I was teaching myself to code when I first encountered Reddit, and I followed the language hype on proggit as if it were gospel - I learned Common Lisp because proggit was giddy that Reddit was written in it at the time, and I subsequently learned about macros, and functional programming, and that Erik Naggum wants you to get off his damn lawn and stop asking dumb questions in comp.lang.lisp, then it was the Ruby hype, then Erlang, then Haskell etc.

All very interesting stuff to delve into, but yeah, I thought I'd never get a job programming if I was struggling with Haskell's type system, look at all the regular workaday coders on Reddit who're loving it! (I know, I know.)

That said, I really benefited from the Erlang hype period, the ideas in Erlang/OTP were very interesting indeed, even if I didn't quite understand what a finite state machine was, and what it was useful for, when trying to grok gen_fsm. But the actor model, the deliberate choice to treat failure as normal and build accordingly, that stuck with me all these years. Hell, I even ended up printing off Joe Armstrong's thesis to read on the bus to work.

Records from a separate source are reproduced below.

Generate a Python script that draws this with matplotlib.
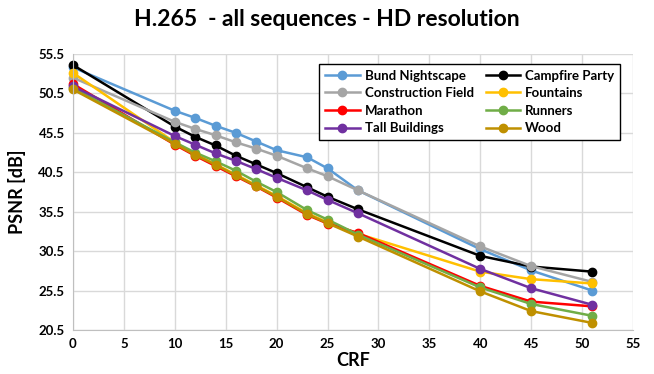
import matplotlib.pyplot as plt
import numpy as np

# %% Style
FONT = ["Lato", "DejaVu Sans"]
GRID_COLOR = "#d9d9d9"
AXIS_COLOR = "#bfbfbf"

plt.rcParams.update(
    {
        "font.family": FONT,
        "font.weight": "bold",
        "font.size": 9.5,
        "axes.edgecolor": AXIS_COLOR,
        "xtick.labelsize": 9.5,
        "ytick.labelsize": 9.5,
    }
)

# %% Data
crf = [0, 10, 12, 14, 16, 18, 20, 23, 25, 28, 40, 45, 51]

bund_nightscape = [53.8, 48.3, 47.4, 46.4, 45.5, 44.4, 43.3, 42.4, 41.0, 38.2, 30.75, 28.05, 25.5]
campfire_party = [54.1, 46.3, 45.0, 43.9, 42.6, 41.5, 40.4, 38.6, 37.4, 35.8, 29.9, 28.55, 27.9]
construction_field = [52.5, 46.9, 46.0, 45.2, 44.3, 43.5, 42.6, 41.0, 40.0, 38.2, 31.1, 28.6, 26.6]
fountains = [53.1, 44.3, 42.8, 41.5, 40.2, 38.85, 37.5, 35.3, 34.15, 32.7, 27.9, 26.95, 26.4]
marathon = [51.7, 44.0, 42.6, 41.3, 40.0, 38.7, 37.3, 35.1, 34.0, 32.8, 26.1, 24.1, 23.5]
runners = [51.2, 44.3, 43.0, 41.9, 40.7, 39.3, 38.0, 35.7, 34.5, 32.6, 25.9, 23.8, 22.3]
tall_buildings = [51.4, 45.1, 44.0, 42.9, 41.95, 40.9, 39.8, 38.2, 37.0, 35.3, 28.25, 25.8, 23.7]
wood = [51.0, 44.1, 42.7, 41.45, 40.1, 38.75, 37.4, 35.2, 34.05, 32.35, 25.4, 22.9, 21.4]

series = [
    ("Bund Nightscape", bund_nightscape, "#5b9bd5"),
    ("Campfire Party", campfire_party, "#000000"),
    ("Construction Field", construction_field, "#a5a5a5"),
    ("Fountains", fountains, "#ffc000"),
    ("Marathon", marathon, "#ff0000"),
    ("Runners", runners, "#70ad47"),
    ("Tall Buildings", tall_buildings, "#7030a0"),
    ("Wood", wood, "#bf9000"),
]

x_ticks = np.arange(0, 56, 5)
y_ticks = np.arange(20.5, 56, 5)

if __name__ == "__main__":
    fig = plt.figure(figsize=(6.54, 3.74), dpi=100)
    ax = fig.add_axes([0.1116, 0.1176, 0.8563, 0.738])

    handles = {}
    for name, vals, color in series:
        (hdl,) = ax.plot(crf, vals, color=color, marker="o", markersize=6,
                         linewidth=1.8, label=name, clip_on=False)
        handles[name] = hdl

    ax.set_xlim(0, 55)
    ax.set_ylim(20.5, 55.5)
    ax.set_xticks(x_ticks)
    ax.set_yticks(y_ticks)
    ax.set_yticklabels([f"{v:.1f}" for v in y_ticks])
    ax.tick_params(length=0, pad=6)
    ax.grid(True, color=GRID_COLOR, linewidth=1)
    ax.set_axisbelow(True)
    for side in ["top", "right"]:
        ax.spines[side].set_visible(False)

    ax.set_xlabel("CRF", fontsize=13, fontweight="bold", labelpad=1)
    ax.set_ylabel("PSNR [dB]", fontsize=13, fontweight="bold", labelpad=9)
    fig.suptitle("H.265  - all sequences - HD resolution", fontsize=16.5,
                 fontweight="bold", x=0.5, y=0.975)

    # legend is column-major in Excel order
    order = ["Bund Nightscape", "Construction Field", "Marathon", "Tall Buildings",
             "Campfire Party", "Fountains", "Runners", "Wood"]
    leg = ax.legend([handles[n] for n in order], order, ncols=2,
                    loc="upper right", bbox_to_anchor=(0.9587, 0.8476),
                    bbox_transform=fig.transFigure, fancybox=False,
                    framealpha=1, edgecolor="black", fontsize=9.5,
                    handlelength=2.6, handletextpad=0.4, columnspacing=0.9,
                    labelspacing=0.42, borderpad=0.45)
    leg.get_frame().set_linewidth(1)

    plt.savefig("out.png", dpi=100)
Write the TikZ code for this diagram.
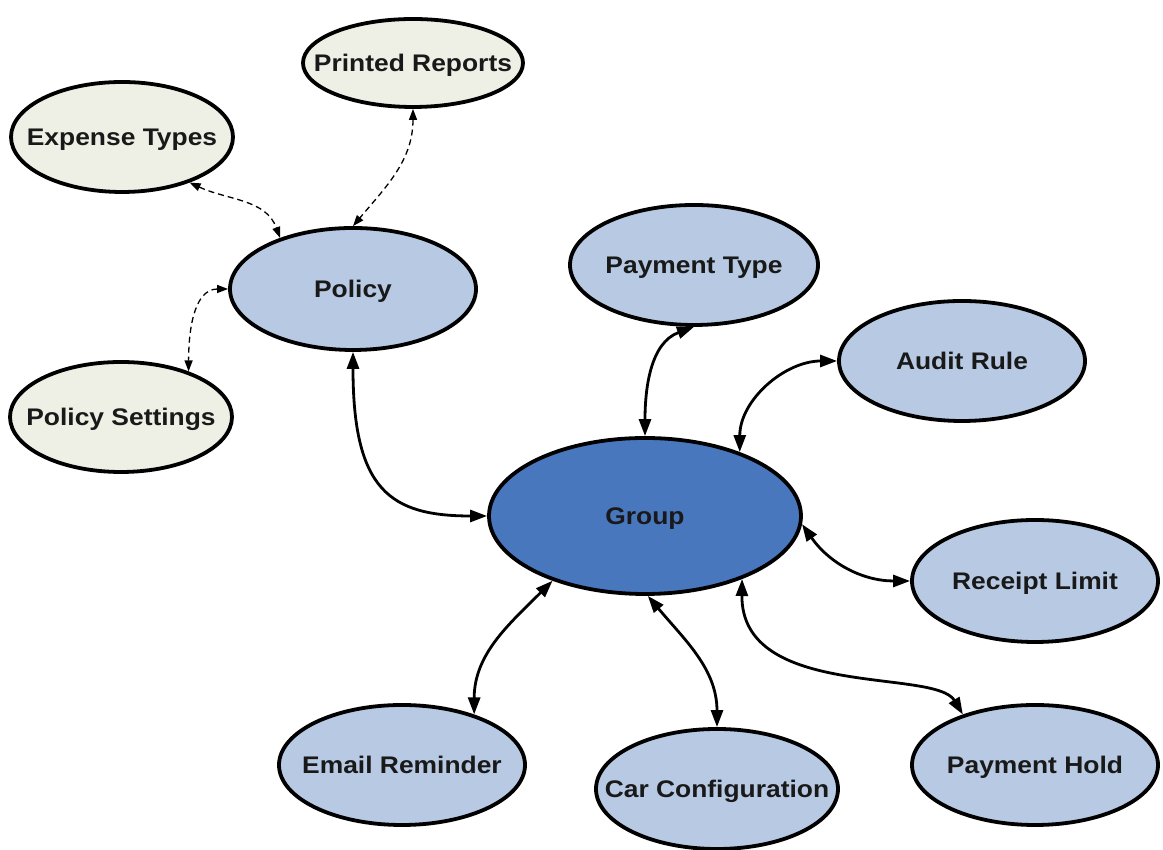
\documentclass[tikz,border=0pt]{standalone}
\usepackage{fontspec}
\setmainfont{Liberation Sans}
\usetikzlibrary{shapes.geometric,arrows.meta}
\definecolor{lightblue}{RGB}{183,201,227}
\definecolor{groupblue}{RGB}{72,119,190}
\definecolor{beige}{RGB}{238,240,230}
\definecolor{txt}{RGB}{25,25,25}
\newcommand{\lbl}[1]{\makebox[0pt]{\smash{\raisebox{-8.6pt}{\scalebox{1.1}[1]{#1}}}}}
\tikzset{
  ell/.style={ellipse, draw=black, line width=3.8pt, inner sep=0pt,
    font=\fontsize{24}{28}\selectfont\bfseries, text=txt},
  bluenode/.style={ell, fill=lightblue},
  beigenode/.style={ell, fill=beige},
  groupnode/.style={ell, fill=groupblue},
  link/.style={line width=2.8pt, {Triangle[length=17pt,width=12pt]}-{Triangle[length=17pt,width=12pt]}},
  dlink/.style={line width=1.3pt, dash pattern=on 6pt off 4pt,
    {Triangle[length=11pt,width=8pt]}-{Triangle[length=11pt,width=8pt]}},
}
\begin{document}
\begin{tikzpicture}[x=1pt,y=1pt]
\useasboundingbox (0,0) rectangle (1163,850);

\node[beigenode, minimum width=220pt, minimum height=88pt] (PR) at (413,787) {\lbl{Printed Reports}};
\node[beigenode, minimum width=222pt, minimum height=110pt] (ET) at (122,713) {\lbl{Expense Types}};
\node[bluenode, minimum width=246pt, minimum height=122pt] (Policy) at (353,561) {\lbl{Policy}};
\node[beigenode, minimum width=222pt, minimum height=110pt] (PS) at (121,433) {\lbl{Policy Settings}};
\node[bluenode, minimum width=248pt, minimum height=120pt] (PT) at (694,585) {\lbl{Payment Type}};
\node[bluenode, minimum width=246pt, minimum height=120pt] (AR) at (962,489) {\lbl{Audit Rule}};
\node[groupnode, minimum width=312pt, minimum height=156pt] (Group) at (645,334) {\lbl{Group}};
\node[bluenode, minimum width=246pt, minimum height=122pt] (RL) at (1035,269) {\lbl{Receipt Limit}};
\node[bluenode, minimum width=246pt, minimum height=120pt] (ER) at (402,85) {\lbl{Email Reminder}};
\node[bluenode, minimum width=242pt, minimum height=120pt] (CC) at (717,61) {\lbl{Car Configuration}};
\node[bluenode, minimum width=246pt, minimum height=120pt] (PH) at (1035,85) {\lbl{Payment Hold}};

% dashed connectors
\draw[dlink] (ET.-34) to[out=-25,in=110] (Policy.145);
\draw[dlink] (PR.south) to[out=-90,in=50] (Policy.north);
\draw[dlink] (Policy.west) to[out=180,in=90] (PS.34);

% solid connectors
\draw[link] (Policy.south) .. controls (353,360) and (390,334) .. (Group.west);
\draw[link] (Group.north) to[out=90,in=200] (PT.south);
\draw[link] (Group.34) to[out=90,in=180] (AR.west);
\draw[link] (Group.-3) to[out=-55,in=180] (RL.west);
\draw[link] (Group.-33) .. controls (741,150) and (935,182) .. (PH.145);
\draw[link] (ER.35) to[out=90,in=225] (Group.215);
\draw[link] (Group.-88) to[out=-50,in=90] (CC.north);
\end{tikzpicture}
\end{document}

Reddit was a great replacement for forums, especially for technical topics, IMO. But their "reopen the sub or else landed gentry" approach directly hurts tech communities, because the mods of a technical sub are often domain experts in the technology it's focused on, and a lot will disengage and move on.

At least, I know two of my fellow mods in a small technical sub have disengaged dramatically because of Reddit's approach, and they will be a massive loss to the sub.

But then, small tech subreddits aren't exactly a massive money-making market niche, so yeah. It is sad though.